May 1, 2008 at 1:05 pm (Blogging, Culture, Democratic Republic of Congo, Guide, Nature, Photo, Photography, Photos, Pictures, Travel, Trip, Vacation)

The Democratic Republic of the Congo (French: République démocratique du Congo), often referred to as DR Congo, DRC or RDC, and formerly known or referred to as Congo Free State, Belgian Congo, Congo-Léopoldville, Congo-Kinshasa, and Zaire (or Zaïre in French), is the third largest country by area on the African continent. Though it is located in the Central African UN subregion, the nation is economically and regionally affiliated with Southern Africa as a member of the Southern African Development Community (SADC). It borders the Central African Republic and Sudan on the north, Uganda, Rwanda, and Burundi on the east, Zambia and Angola on the south, the Republic of the Congo on the west, and is separated from Tanzania by Lake Tanganyika on the east.[1] The country enjoys access to the ocean through a forty-kilometre stretch of Atlantic coastline at Muanda and the roughly nine-kilometre wide mouth of the Congo river which opens into the Gulf of Guinea. The name “Congo” (meaning “hunter”) is coined after the Bakongo ethnic group who live in the Congo river basin.

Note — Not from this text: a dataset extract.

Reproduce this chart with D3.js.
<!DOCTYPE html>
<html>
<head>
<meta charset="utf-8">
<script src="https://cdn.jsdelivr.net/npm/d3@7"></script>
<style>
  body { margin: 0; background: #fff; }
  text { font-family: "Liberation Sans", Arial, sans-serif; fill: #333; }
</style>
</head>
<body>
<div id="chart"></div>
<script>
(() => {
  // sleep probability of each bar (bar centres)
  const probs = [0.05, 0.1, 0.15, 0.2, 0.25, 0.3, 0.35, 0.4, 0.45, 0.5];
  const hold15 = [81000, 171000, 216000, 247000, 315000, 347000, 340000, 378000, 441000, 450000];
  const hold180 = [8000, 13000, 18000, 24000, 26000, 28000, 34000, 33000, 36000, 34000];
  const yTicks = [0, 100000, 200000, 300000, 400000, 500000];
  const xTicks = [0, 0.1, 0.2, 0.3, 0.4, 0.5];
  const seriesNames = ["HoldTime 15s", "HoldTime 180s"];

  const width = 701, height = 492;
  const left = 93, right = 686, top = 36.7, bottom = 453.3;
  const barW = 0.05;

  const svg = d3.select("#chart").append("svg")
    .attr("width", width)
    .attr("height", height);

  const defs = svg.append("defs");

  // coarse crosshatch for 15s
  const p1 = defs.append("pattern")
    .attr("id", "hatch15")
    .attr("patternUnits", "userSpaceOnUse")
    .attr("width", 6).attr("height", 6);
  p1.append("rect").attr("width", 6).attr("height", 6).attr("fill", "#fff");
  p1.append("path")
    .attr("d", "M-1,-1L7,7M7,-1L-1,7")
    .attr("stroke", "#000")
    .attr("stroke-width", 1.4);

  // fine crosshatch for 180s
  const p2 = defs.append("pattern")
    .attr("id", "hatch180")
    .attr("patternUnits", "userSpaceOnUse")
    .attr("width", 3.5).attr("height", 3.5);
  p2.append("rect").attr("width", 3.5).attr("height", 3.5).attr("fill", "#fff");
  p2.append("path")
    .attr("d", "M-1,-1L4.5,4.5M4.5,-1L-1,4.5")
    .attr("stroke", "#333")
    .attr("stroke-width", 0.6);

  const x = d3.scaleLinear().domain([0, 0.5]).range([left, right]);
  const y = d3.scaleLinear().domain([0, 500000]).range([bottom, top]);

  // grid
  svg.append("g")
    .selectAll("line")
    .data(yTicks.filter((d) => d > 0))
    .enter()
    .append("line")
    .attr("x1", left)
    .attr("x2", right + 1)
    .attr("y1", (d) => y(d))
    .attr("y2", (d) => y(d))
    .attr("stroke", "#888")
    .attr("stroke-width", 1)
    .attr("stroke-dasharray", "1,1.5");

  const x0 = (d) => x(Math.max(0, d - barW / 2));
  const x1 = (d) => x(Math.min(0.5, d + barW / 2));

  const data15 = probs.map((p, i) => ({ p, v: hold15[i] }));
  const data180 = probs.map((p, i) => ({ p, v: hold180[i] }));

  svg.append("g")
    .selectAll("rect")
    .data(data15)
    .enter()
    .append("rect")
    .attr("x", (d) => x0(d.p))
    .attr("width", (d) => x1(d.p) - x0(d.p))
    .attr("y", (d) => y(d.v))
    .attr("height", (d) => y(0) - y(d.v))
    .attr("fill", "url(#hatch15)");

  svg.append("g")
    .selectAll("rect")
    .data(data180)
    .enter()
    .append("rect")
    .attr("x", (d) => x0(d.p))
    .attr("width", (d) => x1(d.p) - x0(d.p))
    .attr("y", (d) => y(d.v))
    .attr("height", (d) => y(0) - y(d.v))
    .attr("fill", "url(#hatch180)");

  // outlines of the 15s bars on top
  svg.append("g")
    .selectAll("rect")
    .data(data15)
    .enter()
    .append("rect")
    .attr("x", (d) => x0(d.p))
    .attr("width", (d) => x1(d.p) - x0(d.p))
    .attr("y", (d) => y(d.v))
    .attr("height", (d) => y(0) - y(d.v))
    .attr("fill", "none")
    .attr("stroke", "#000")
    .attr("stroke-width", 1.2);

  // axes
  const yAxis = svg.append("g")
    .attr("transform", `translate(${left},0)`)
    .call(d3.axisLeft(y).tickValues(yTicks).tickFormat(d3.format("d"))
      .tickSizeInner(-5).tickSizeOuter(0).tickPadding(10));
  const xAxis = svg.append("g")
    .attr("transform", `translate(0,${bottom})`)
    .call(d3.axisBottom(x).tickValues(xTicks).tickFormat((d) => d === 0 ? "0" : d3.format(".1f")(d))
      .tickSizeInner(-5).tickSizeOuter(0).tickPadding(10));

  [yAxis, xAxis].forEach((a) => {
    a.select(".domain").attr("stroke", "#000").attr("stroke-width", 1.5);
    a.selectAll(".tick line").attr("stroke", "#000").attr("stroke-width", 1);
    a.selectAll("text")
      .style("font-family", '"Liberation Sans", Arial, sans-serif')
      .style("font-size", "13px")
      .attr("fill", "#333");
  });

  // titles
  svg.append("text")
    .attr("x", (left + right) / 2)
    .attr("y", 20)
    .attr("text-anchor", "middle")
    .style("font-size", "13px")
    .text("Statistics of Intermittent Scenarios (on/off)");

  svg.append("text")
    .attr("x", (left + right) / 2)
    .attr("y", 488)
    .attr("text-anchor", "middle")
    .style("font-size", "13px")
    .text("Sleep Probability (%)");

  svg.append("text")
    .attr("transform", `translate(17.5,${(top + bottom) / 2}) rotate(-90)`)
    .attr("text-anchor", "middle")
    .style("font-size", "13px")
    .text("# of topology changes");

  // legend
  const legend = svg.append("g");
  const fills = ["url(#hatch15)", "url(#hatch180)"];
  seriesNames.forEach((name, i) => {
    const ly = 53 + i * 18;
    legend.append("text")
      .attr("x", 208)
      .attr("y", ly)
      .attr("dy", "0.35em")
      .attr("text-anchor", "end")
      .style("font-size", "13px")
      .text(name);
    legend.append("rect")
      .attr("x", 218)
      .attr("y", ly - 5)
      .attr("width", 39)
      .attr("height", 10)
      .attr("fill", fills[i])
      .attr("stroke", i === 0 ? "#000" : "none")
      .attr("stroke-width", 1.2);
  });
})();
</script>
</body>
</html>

Formerly the Belgian colony of the Belgian Congo, the country’s post-independence name was the Republic of the Congo until August 1, 1964,[2] when its name was changed to Democratic Republic of the Congo (to distinguish it from the neighboring Republic of the Congo).[3] On October 27, 1971,[2] then-President Mobutu renamed the country Zaire, from a Portuguese mispronunciation of the Kikongo word nzere or nzadi, which translates to “the river that swallows all rivers.”[4] Following the First Congo War which led to the overthrow of Mobutu in 1997, the country was renamed Democratic Republic of the Congo. From 1998 to 2003, the country suffered greatly from the devastating Second Congo War (sometimes referred to as the African World War),[5] the world’s deadliest conflict since World War II. However, related fighting still continues in the east of the country.